Les fils se caractérisent ici par une pensée « errante », qui semble condamnée à l’erreur : ils « imaginent », poursuivent un fantasme de lumière, s’éloignent du phare indiquant l’Orient, se dés-orientent, et meurent dans les eaux amères. Parce que leur regard est solitaire, ils ne l’échangent pas, parce que leur déplacement est aveugle, ils ne l’imaginent pas dans le retour. « Tes héritiers » abandonnent leur dot, refusent leur capacité de don, refusent la lumière, et sombrent. Ou plus exactement « ont sombré », et le passé composé signale bien ici que la catastrophe a déjà eu lieu, qu’elle est irréversible, mais aussi que cette absence et le silence larmoyant qui l’accompagne sont une rupture, encore maintenant, et que leurs conséquences se font encore sentir.

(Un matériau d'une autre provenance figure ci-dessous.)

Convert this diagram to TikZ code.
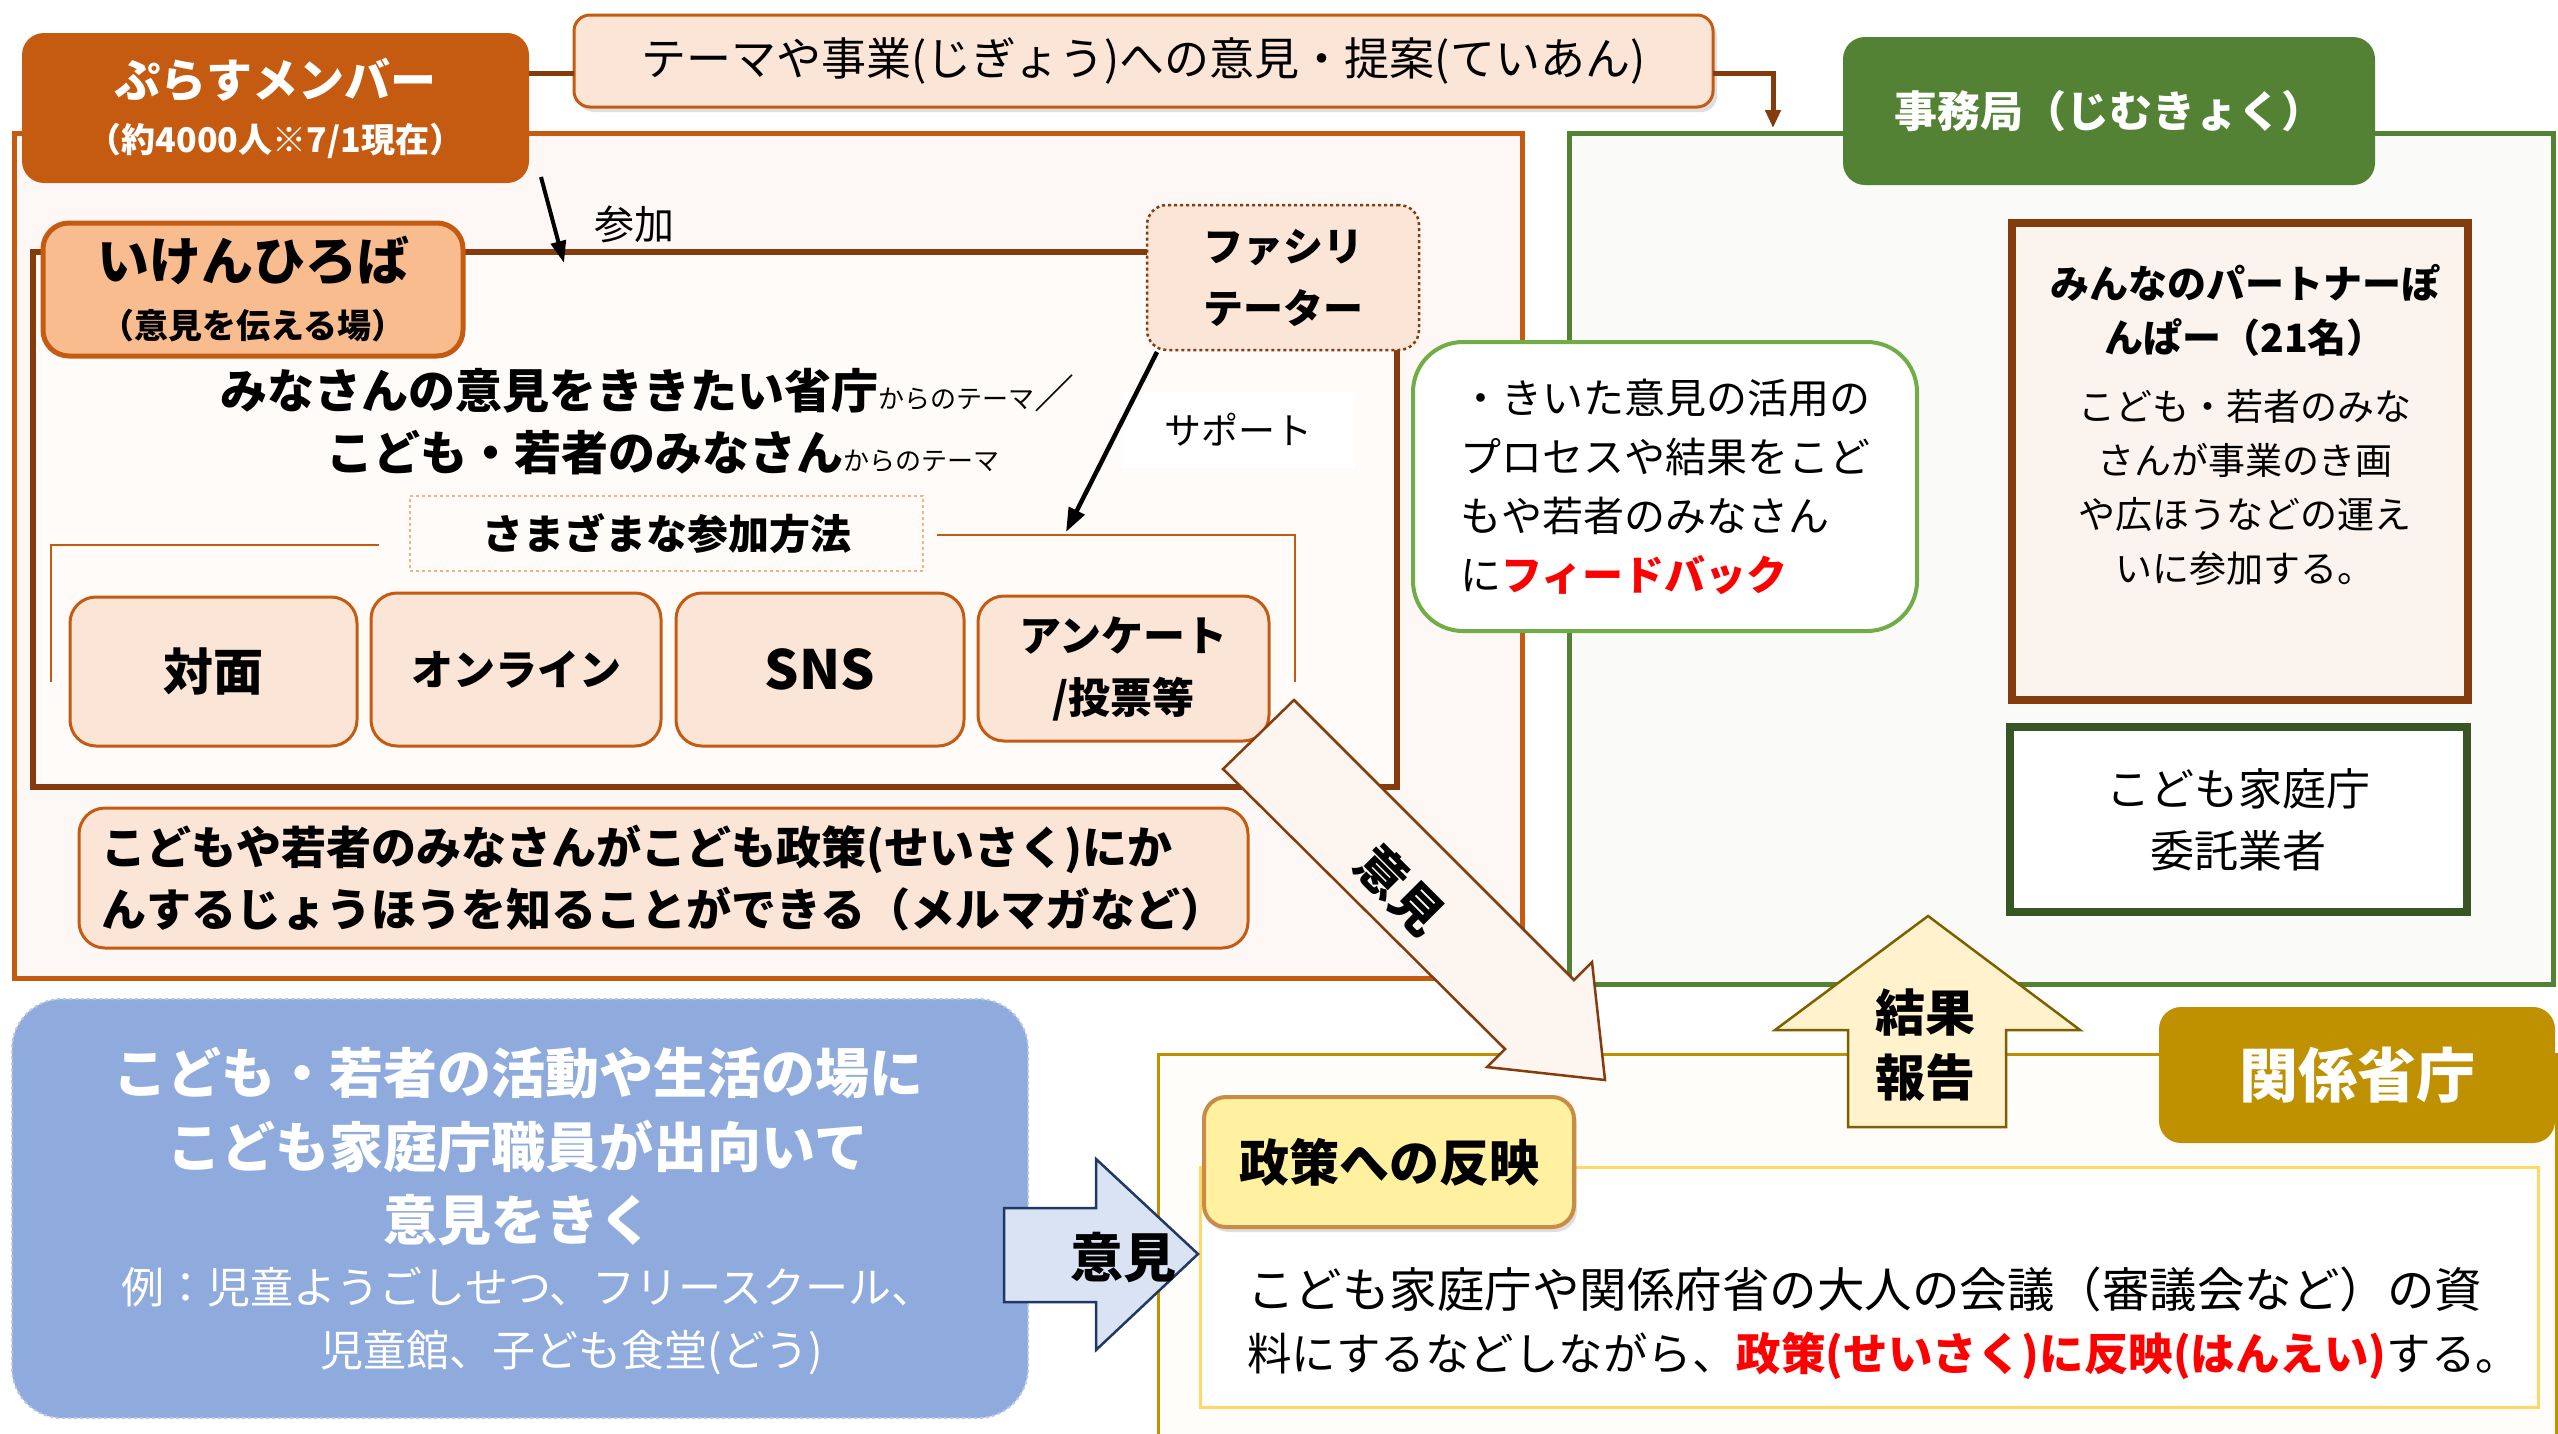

Dès lors, une interrogation implicite clôt le poème : les chaînes généalogiques (mère-fils) ou géographiques (port orienté) sont rompues, l’origine et le partage sont-ils donc irrémédiablement perdus et cette perte présage-t-elle du pire ? Le poème ne répond pas à cette question, il dit autre chose. Et c’est à ce moment-là, dirait-on, qu’il surprend. Tanger ne peut s’identifier au « silence des pleurs » qui l’habite. Tanger ne peut se perdre avec « ceux qui ont rêvé de franchir les limites ». Tanger se trouve au dernier vers pourvue d’un savoir. De l’horizon amer qui a englouti les fils revient un savoir : tout cela a eu lieu « pour que tu saches ». Utilisé sans complément, le verbe, ici, laisse le lecteur libre ou en devoir d’imaginer la teneur de ce savoir ou bien encore de se demander si le seul savoir quivaille n’est pas celui mesuré à l’aune de la perte.

Que reste-t-il finalement ? Une adresse à Tanger, presque un dialogue, une voix dirigée vers le port d’un temps originel et matriciel. Une somme de vers libres, soigneusement rythmés, lancés. Par qui ? Nous l’avons dit au début de ce commentaire : par Danièle Maoudj dont le nom lui-même représente un pont. Ainsi pourrait-on concevoir le poème comme issu du nom, déployant la destinée qui y est incluse pour revenir à celui-ci, en attendant un nouveau départ. Un poème comme déploiement du nom.